§ **Dataset excerpt**:
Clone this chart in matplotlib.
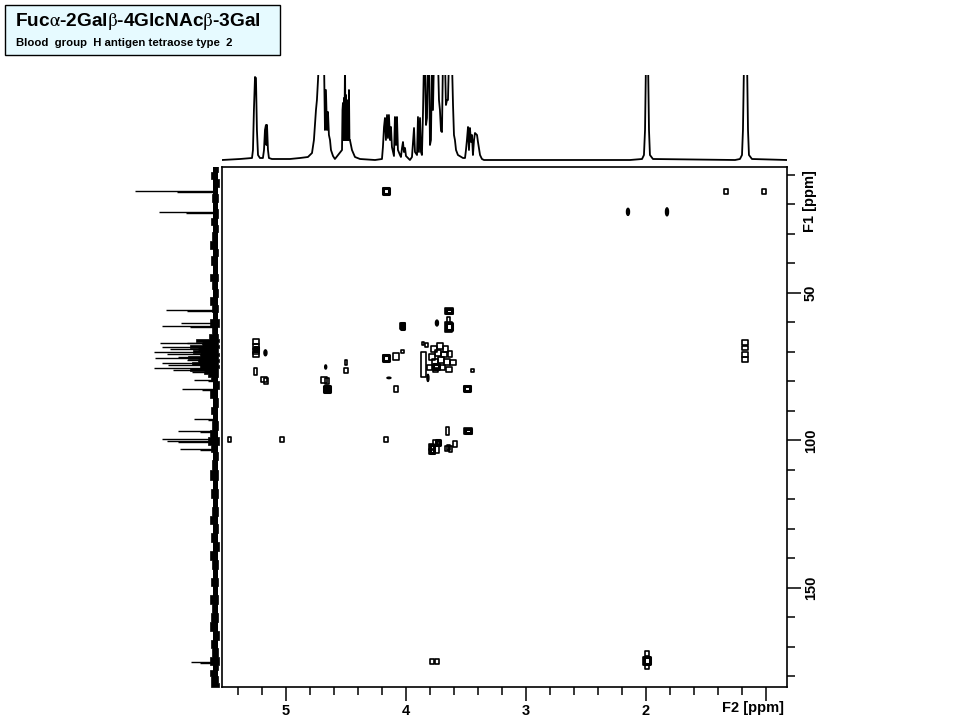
"""
HSQC-style 2D NMR map of Fuc-a-2Gal-b-4GlcNAc-b-3Gal with the 1D traces on the
top and left sides. All values read by eye off the reference picture.
"""
import matplotlib
matplotlib.use('Agg')
import matplotlib.pyplot as plt
from matplotlib.patches import Rectangle, Ellipse

W, H = 960, 720

# 1D proton trace (top): shift in ppm, height (100 = runs off the top)
TOP_PPM = [5.533, 5.383, 5.283, 5.275, 5.267, 5.258, 5.25, 5.242, 5.233, 5.217, 5.192, 5.183, 5.175,
           5.167, 5.163, 5.158, 5.15, 5.142, 5.117, 4.967, 4.883, 4.817, 4.783, 4.767, 4.75, 4.742,
           4.733, 4.725, 4.7, 4.692, 4.683, 4.675, 4.667, 4.658, 4.65, 4.642, 4.633, 4.625, 4.608,
           4.592, 4.533, 4.529, 4.525, 4.521, 4.517, 4.513, 4.508, 4.504, 4.5, 4.496, 4.492, 4.488,
           4.483, 4.479, 4.475, 4.471, 4.467, 4.45, 4.425, 4.383,
           4.258, 4.2, 4.192, 4.183, 4.175, 4.167, 4.158, 4.15, 4.142, 4.133, 4.125, 4.117, 4.1,
           4.092, 4.083, 4.075, 4.067, 4.05, 4.042, 4.033, 4.025, 4.017, 4.008, 4.0, 3.983, 3.967,
           3.95, 3.933, 3.925, 3.908, 3.9, 3.892, 3.883, 3.875, 3.867, 3.858, 3.85, 3.842, 3.833,
           3.825, 3.817, 3.808, 3.8, 3.792, 3.783, 3.775, 3.767, 3.742, 3.733, 3.725, 3.717, 3.708,
           3.7, 3.692, 3.675, 3.667, 3.658, 3.65, 3.642, 3.617, 3.608, 3.6, 3.592, 3.583, 3.567,
           3.525, 3.508, 3.5, 3.492, 3.483, 3.475, 3.467, 3.458, 3.45, 3.442, 3.433, 3.425, 3.408,
           3.4, 3.383, 3.367, 3.35, 2.133, 2.033, 2.017, 2.008, 2.0, 1.983, 1.975, 1.967, 1.942,
           1.258, 1.217, 1.2, 1.192, 1.183, 1.158, 1.15, 1.142, 1.117, 0.825]
TOP_INT = [0, 1, 2, 10, 50, 83, 82, 30, 5, 2, 2, 10, 30,
           35, 15, 35, 10, 2, 1, 1, 2, 3, 7, 20, 50, 60,
           80, 100, 100, 100, 100, 30, 70, 30, 48, 25, 20, 10, 4,
           1, 10, 50, 57, 20, 62, 20, 100, 20, 65, 20, 60, 20,
           55, 20, 70, 20, 20, 10, 3, 1,
           0, 1, 13, 33, 42, 20, 45, 22, 45, 20, 33, 13, 4,
           43, 15, 43, 10, 5, 3, 12, 18, 8, 12, 4, 2, 0,
           3, 32, 8, 5, 43, 8, 42, 8, 5, 48, 100, 100, 35,
           42, 100, 100, 15, 20, 100, 50, 100, 100, 100, 60, 50, 29,
           28, 100, 100, 55, 60, 60, 100, 100, 55, 25, 20, 10, 5,
           2, 2, 10, 20, 33, 10, 32, 18, 25, 5, 20, 27, 25,
           18, 5, 1, 0, 0, 1, 5, 30, 100, 100, 30, 5, 1,
           0, 1, 5, 30, 100, 100, 30, 5, 1, 0]

# 1D carbon trace (left): shift in ppm, height
LEFT_F1 = [15.4, 15.7, 22.5, 22.8, 55.8, 56.1, 60.2, 61.2, 61.5, 67.0, 66.9, 68.3, 69.0, 70.0, 70.7,
           72.0, 71.7, 72.7, 73.7, 74.4, 75.4, 76.1, 76.8, 79.5, 79.9, 82.5, 82.8, 92.7, 93.0,
           96.8, 97.2, 99.5, 100.2, 100.5, 102.9, 103.2, 175.0, 175.3]
LEFT_INT = [85, 43, 61, 34, 54, 33, 39, 58, 30, 60, 33, 58, 50, 66, 53,
            65, 42, 33, 58, 52, 66, 47, 28, 26, 12, 38, 18, 26, 12,
            42, 20, 58, 53, 42, 40, 20, 29, 20]

# noise band along the left trace: F1, outer and inner edge of the band
BAND_F1 = [3.5, 6, 8, 10, 13, 15, 18, 20, 23, 26, 28, 31, 34, 36, 39, 42, 45, 47, 50, 53, 55, 58,
           60, 63, 65, 66, 67, 68, 69, 70, 71, 72, 73, 74, 75, 76, 77, 78, 79, 81, 84, 87, 90, 92,
           95, 98, 100, 103, 105,
           108, 112, 115, 118, 121, 124, 127, 130, 133, 136, 139, 142, 145, 148, 151, 154, 157,
           160, 163, 166, 169, 172, 175, 177, 179, 181, 183.5]
BAND_OUT = [6, 8, 5, 9, 7, 5, 8, 6, 7, 9, 6, 8, 10, 6, 9, 7, 10, 8, 6, 10, 8, 7,
            10, 8, 11, 24, 18, 30, 22, 27, 20, 32, 22, 28, 20, 30, 16, 12, 9, 7, 10, 7, 9, 7,
            8, 10, 12, 9, 7,
            8, 10, 7, 9, 6, 8, 10, 6, 9, 7, 10, 8, 6, 9, 7, 10, 8,
            9, 10, 7, 9, 8, 10, 7, 10, 9, 9]
BAND_IN = [1, 3, 2, 3, 1, 3, 2, 3, 2, 3, 2, 3, 3, 2, 3, 3, 2, 3, 2, 3, 2, 3,
           1, 3, 2, 1, 2, 1, 2, 2, 1, 2, 1, 2, 1, 2, 2, 2, 3, 1, 3, 2, 3, 3,
           2, 3, 1, 3, 2,
           3, 2, 3, 2, 3, 2, 3, 2, 3, 1, 3, 2, 3, 2, 3, 2, 3,
           2, 3, 1, 3, 2, 1, 2, 3, 2, 1]

# 2D cross peaks: F2 ppm, F1 ppm, extent along each axis
OPEN_F2 = [4.167, 1.333, 1.017, 5.25, 5.25, 5.25, 5.25, 5.254, 5.183, 5.167, 4.683, 4.658, 4.5, 4.5,
           5.467, 5.033, 4.029, 4.167, 4.083, 4.033, 4.083, 3.642, 3.642, 3.642, 3.858, 3.825, 3.85,
           3.767, 3.717, 3.667, 3.783, 3.733, 3.683, 3.633, 3.758, 3.708, 3.658, 3.608, 3.8, 3.75,
           3.692, 3.642, 3.442, 3.488, 4.163, 3.654, 3.483, 3.788, 3.75, 3.742, 3.783, 3.625, 3.592,
           3.642, 3.658, 1.175, 1.175, 1.175, 1.175, 3.783, 3.742, 1.992, 1.992, 1.992]
OPEN_F1 = [15.4, 15.6, 15.6, 66.6, 68.0, 69.7, 71.0, 76.6, 79.5, 80.0, 79.5, 80.0, 76.3, 73.7,
           99.7, 99.7, 61.2, 72.0, 71.4, 69.7, 82.5, 56.1, 61.5, 59.2, 67.3, 67.6, 74.4,
           69.0, 68.0, 69.0, 71.7, 70.3, 71.0, 70.7, 73.4, 72.7, 73.4, 73.7, 75.4, 76.1,
           75.4, 76.1, 76.4, 82.4, 99.8, 96.8, 96.8, 102.2, 100.8, 102.9, 103.9, 102.9, 101.2,
           102.5, 102.9, 66.9, 68.6, 71.0, 72.7, 174.9, 174.9, 172.4, 174.7, 176.8]
OPEN_DX = [.05, .033, .033, .05, .05, .05, .05, .033, .042, .033, .042, .033, .033, .017,
           .025, .03, .042, .05, .042, .025, .033, .067, .058, .025, .017, .025, .042,
           .05, .05, .042, .042, .042, .042, .033, .05, .042, .042, .042, .042, .042,
           .042, .05, .025, .058, .033, .017, .067, .042, .042, .042, .042, .025, .033,
           .025, .033, .05, .05, .05, .05, .033, .033, .033, .058, .033]
OPEN_DY = [2.0, 2.0, 1.7, 1.7, 1.7, 1.7, 1.7, 2.4, 1.7, 2.0, 2.0, 2.0, 2.0, 1.7,
           1.7, 1.7, 2.0, 2.0, 2.4, 1.0, 2.0, 2.0, 3.4, 2.0, 1.0, 1.4, 8.5,
           2.0, 2.0, 2.0, 2.0, 2.0, 1.7, 1.7, 2.0, 2.0, 2.0, 1.7, 1.7, 1.4,
           1.7, 1.7, 1.0, 1.7, 1.7, 2.4, 2.0, 2.0, 2.0, 2.7, 1.7, 2.0, 2.0,
           1.7, 1.7, 1.7, 1.4, 1.7, 1.7, 1.7, 1.7, 1.7, 2.7, 1.7]

# peaks with a heavy outline, nearly closed up
THICK_F2 = [4.167, 4.029, 4.167, 3.488, 3.483, 5.25, 3.642, 3.642, 1.992, 4.658, 3.783, 3.733, 3.75]
THICK_F1 = [15.4, 61.2, 72.0, 82.4, 96.8, 69.0, 56.1, 61.5, 174.7, 82.5, 102.9, 100.8, 75.0]
THICK_DX = [.05, .03, .045, .05, .055, .04, .05, .05, .05, .045, .04, .04, .05]
THICK_DY = [2.0, 1.8, 2.0, 1.5, 1.6, 1.5, 1.6, 2.4, 2.4, 2.2, 2.4, 1.8, 1.8]

SOLID_F2 = [2.15, 1.825, 5.171, 4.669, 4.658, 4.142, 3.742, 3.817]
SOLID_F1 = [22.5, 22.5, 70.3, 75.1, 82.5, 78.8, 60.2, 78.8]
SOLID_DX = [.025, .025, .025, .017, .05, .033, .025, .017]
SOLID_DY = [2.4, 2.7, 2.0, 1.4, 2.4, .5, 2.0, 2.4]

X_MAJOR = [5, 4, 3, 2, 1]
X_LABELS = ['5', '4', '3', '2', '']
X_MINOR = [5.4, 5.2, 4.8, 4.6, 4.4, 4.2, 3.8, 3.6, 3.4, 3.2, 2.8, 2.6, 2.4, 2.2, 1.8, 1.6, 1.4, 1.2]
Y_MAJOR = [50, 100, 150]
Y_MINOR = [10, 20, 30, 40, 60, 70, 80, 90, 110, 120, 130, 140, 160, 170, 180]

plt.rcParams.update({
    'font.family': ['Liberation Sans', 'DejaVu Sans'],
    'mathtext.fontset': 'stix',
})


def px_axes(fig, x0, y0, x1, y1):
    # axes from picture pixels (y measured from the top)
    return fig.add_axes([x0 / W, 1 - y1 / H, (x1 - x0) / W, (y1 - y0) / H])


def add_box(ax, f2, f1, dx, dy, **kw):
    ax.add_patch(Rectangle((f2 - dx / 2, f1 - dy / 2), dx, dy, edgecolor='black',
                           joinstyle='round', **kw))


fig = plt.figure(figsize=(W / 100, H / 100), dpi=100)

# main 2D panel
ax = px_axes(fig, 222, 167, 787, 687)
ax.set_xlim(5.533, 0.825)
ax.set_ylim(183.6, 7.3)
for f2, f1, dx, dy in zip(OPEN_F2, OPEN_F1, OPEN_DX, OPEN_DY):
    add_box(ax, f2, f1, dx, dy, fill=False, lw=1.2)
for f2, f1, dx, dy in zip(THICK_F2, THICK_F1, THICK_DX, THICK_DY):
    add_box(ax, f2, f1, dx, dy, fill=False, lw=2.2)
for f2, f1, dx, dy in zip(SOLID_F2, SOLID_F1, SOLID_DX, SOLID_DY):
    ax.add_patch(Ellipse((f2, f1), dx, dy, facecolor='black', edgecolor='black', lw=1.0))

ax.set_xticks(X_MAJOR, X_LABELS)
ax.set_xticks(X_MINOR, minor=True)
ax.set_yticks(Y_MAJOR, [str(v) for v in Y_MAJOR])
ax.set_yticks(Y_MINOR, minor=True)
ax.yaxis.tick_right()
ax.tick_params(which='major', length=10, width=1.1, labelsize=10.5, pad=2)
ax.tick_params(which='minor', length=6, width=1.1)
for lab in ax.get_xticklabels() + ax.get_yticklabels():
    lab.set_fontweight('bold')
for lab in ax.get_yticklabels():
    lab.set_rotation(90)
    lab.set_va('center')
for sp in ax.spines.values():
    sp.set_linewidth(1.2)

fig.text(753 / W, 1 - 708 / H, 'F2 [ppm]', ha='center', va='center', fontsize=10.5, fontweight='bold')
fig.text(810 / W, 1 - 201 / H, 'F1 [ppm]', ha='center', va='center', rotation=90,
         fontsize=10.5, fontweight='bold')

# proton trace above the map
ax_top = px_axes(fig, 222, 75, 787, 162)
ax_top.plot(TOP_PPM, TOP_INT, color='black', lw=1.3)
ax_top.set_xlim(5.533, 0.825)
ax_top.set_ylim(-2, 85)
ax_top.axis('off')

# carbon trace left of the map, solid core under the jagged noise edges
ax_left = px_axes(fig, 130, 167, 220, 687)
ax_left.fill_betweenx(BAND_F1, BAND_OUT, BAND_IN, color='black', lw=0.5, step='mid')
ax_left.plot([BAND_IN[0] + 4, BAND_IN[0] + 4], [BAND_F1[0], BAND_F1[-1]], color='black', lw=3.6)
ax_left.hlines(LEFT_F1, 4, LEFT_INT, color='black', lw=1.0)
ax_left.set_xlim(90, 0)
ax_left.set_ylim(183.6, 7.3)
ax_left.axis('off')

# title box
fig.add_artist(Rectangle((5 / W, 1 - 55 / H), 275 / W, 50 / H, transform=fig.transFigure,
                         facecolor='#E6FAFF', edgecolor='black', lw=1.0))
fig.text(15 / W, 1 - 21 / H, r'Fuc$\mathrm{\alpha}$-2Gal$\mathrm{\beta}$-4GlcNAc$\mathrm{\beta}$-3Gal',
         ha='left', va='center', fontsize=13.8, fontweight='bold')
fig.text(16 / W, 1 - 43 / H, 'Blood  group  H antigen tetraose type  2', ha='left', va='center',
         fontsize=8.2, fontweight='bold')

fig.savefig('out.png', dpi=100)
plt.close(fig)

§ **Problem to work on**:
The lines from the start of the data through the line that contains "W, H = 960, 720" are to be returned exactly, please, with both ends included and every picture left out.

§ **Problem solution**:
Clone this chart in matplotlib.
"""
HSQC-style 2D NMR map of Fuc-a-2Gal-b-4GlcNAc-b-3Gal with the 1D traces on the
top and left sides. All values read by eye off the reference picture.
"""
import matplotlib
matplotlib.use('Agg')
import matplotlib.pyplot as plt
from matplotlib.patches import Rectangle, Ellipse

W, H = 960, 720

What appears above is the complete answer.